Incidentally, Homebrew is a ‘traditional’ source-based package manager, but it's also been developed more or less naively (i.e., without serious examination of any other package managers in any tradition). So it has most of the annoyances that are common to traditional source-based package managers, and it additionally bungles a lot of the fundamentals compared to competitors in its class.
As for what's good: how detailed of an answer do you want?
Not the one you're asking but I use snap, flatpak, apt, nix, and guix all on one laptop and nix and guix are far and away the finest, minus the invisible autoupdates of snap, a feature which tons of people hate but I love.

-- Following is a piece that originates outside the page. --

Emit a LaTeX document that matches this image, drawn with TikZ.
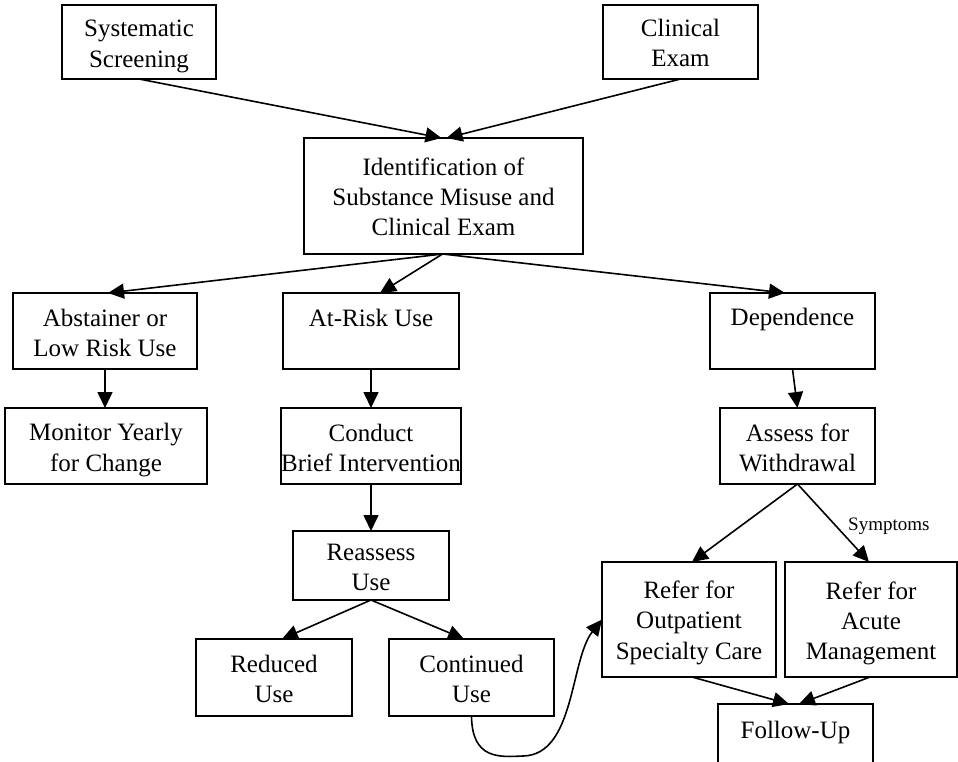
\documentclass[tikz,border=0pt]{standalone}
\usepackage{fontspec}
\setmainfont{Liberation Serif}
\usetikzlibrary{arrows.meta}
\newcommand{\bs}{\rule[-5pt]{0pt}{30pt}}
\begin{document}
\begin{tikzpicture}[x=1pt,y=-1pt,
 box/.style={draw, line width=1.8pt, inner sep=0pt, outer sep=0pt, align=center, font=\fontsize{25}{30}\selectfont},
 arr/.style={line width=1.6pt, -{Triangle[length=16pt,width=15pt]}},
 lbl/.style={font=\fontsize{19}{22}\selectfont, inner sep=0pt},
]
\useasboundingbox (0,0) rectangle (958,762);
\node[box, minimum width=154pt, minimum height=74pt] (sys) at (139,42) {\bs Systematic\\\bs Screening};
\node[box, minimum width=155pt, minimum height=74pt] (clin) at (680.5,42) {\bs Clinical\\\bs Exam};
\node[box, minimum width=279pt, minimum height=116pt] (ident) at (443.5,196) {\bs Identification of\\\bs Substance Misuse and\\\bs Clinical Exam};
\node[box, minimum width=184pt, minimum height=76pt] (abst) at (105,331) {\bs Abstainer or\\\bs Low Risk Use};
\node[box, minimum width=176pt, minimum height=76pt] (atrisk) at (371,331) {\bs At-Risk Use\\\bs};
\node[box, minimum width=165pt, minimum height=76pt] (dep) at (792.5,331) {\bs Dependence\\\bs};
\node[box, minimum width=202pt, minimum height=76pt] (mon) at (106,446) {\bs Monitor Yearly\\\bs for Change};
\node[box, minimum width=180pt, minimum height=76pt] (conduct) at (371,446) {\bs Conduct\\\bs Brief Intervention};
\node[box, minimum width=155pt, minimum height=76pt] (assess) at (797.5,446) {\bs Assess for\\\bs Withdrawal};
\node[box, minimum width=156pt, minimum height=69pt] (reassess) at (371,565.5) {\bs Reassess\\\bs Use};
\node[box, minimum width=156pt, minimum height=77pt] (reduced) at (274,677.5) {\bs Reduced\\\bs Use};
\node[box, minimum width=165pt, minimum height=77pt] (cont) at (471.5,677.5) {\bs Continued\\\bs Use};
\node[box, minimum width=174pt, minimum height=115pt] (outp) at (689,619.5) {\bs Refer for\\\bs Outpatient\\\bs Specialty Care};
\node[box, minimum width=172pt, minimum height=115pt] (acute) at (871,619.5) {\bs Refer for\\\bs Acute\\\bs Management};
\node[box, minimum width=155pt, minimum height=62pt] (follow) at (795.5,735) {\rule[-22pt]{0pt}{50pt}Follow-Up};
\node[lbl, anchor=base west] (sym) at (848,530) {Symptoms};

\draw[arr] (sys.south) -- ([xshift=-2pt]ident.north);
\draw[arr] (clin.south) -- ([xshift=3pt]ident.north);
\draw[arr] ([xshift=-1pt]ident.south) -- ([xshift=3pt]abst.north);
\draw[arr] ([xshift=-1pt]ident.south) -- ([xshift=9pt]atrisk.north);
\draw[arr] ([xshift=-1pt]ident.south) -- ([xshift=-7.5pt]dep.north);
\draw[arr] (abst.south) -- (abst.south |- mon.north);
\draw[arr] (atrisk.south) -- (atrisk.south |- conduct.north);
\draw[arr] (dep.south) -- (assess.north);
\draw[arr] (conduct.south) -- (conduct.south |- reassess.north);
\draw[arr] (reassess.south) -- ([xshift=8pt]reduced.north);
\draw[arr] (reassess.south) -- ([xshift=-7.5pt]cont.north);
\draw[arr] (assess.south) -- ([xshift=3pt]outp.north);
\draw[arr] (assess.south) -- ([xshift=-2pt]acute.north);
\draw[arr] ([xshift=3pt]outp.south) -- ([xshift=-6.5pt]follow.north);
\draw[arr] ([xshift=-1pt]acute.south) -- ([xshift=3.5pt]follow.north);
\draw[arr] (cont.south) .. controls (472,760) and (500,757) .. (523,756) .. controls (575,755) and (570,660) .. (outp.west);
\end{tikzpicture}
\end{document}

Any package manager that manages mutable and non-deterministic packages should be doused in gasoline and set aflame.
I've only spent a lot of time with homebrew, apt, yum, dnf, pacman, and the latter is miles ahead in speed, efficiency, with the only drawback behind non-sensical option mnemonics: so instead of `pacman update all`, you get used to doing `pacman -Syu`
Then add Arch Linux's AUR, and you get the best ecosystem in the Linux world bar none.
It takes very little effort to setup them up, you can install via Windows Store, and start the VMs like any Windows program. What's not approachable?
> the terminal (the new and old) are pretty limiting
Windows Terminal is a big leap forward, but it still feels clunky compared to terminals in OSX/Gnome/KDE. It's little things, like copy/paste or even highlighting text - the lack of a right-click context menu is frustrating. But it's still a welcome effort, and native ssh support means I can rely on putty a little less.
> ...anything competes with Mac OSX terminal out of the box...
Would you like to explain how? Maybe not iTerm2, but the Windows Terminal is a pretty capable terminal compared to Terminal.app and it's development progress has been phenomenal.
> WSL1 and 2 aren't super approachable even now...
How so? WSL2 ships with a full Linux kernel, the GUI/Audio support has already hit Insiders and installing Ubuntu is literally two clicks on the MS Store.
You're kidding, right? It's less than 5 minutes of setup. We spend more time on Google/StackOverflow trying to find the right setting for Docker or other random things.
It's certainly one of the better macOS package managers, just because it's the most used — so it has more packages than the competition.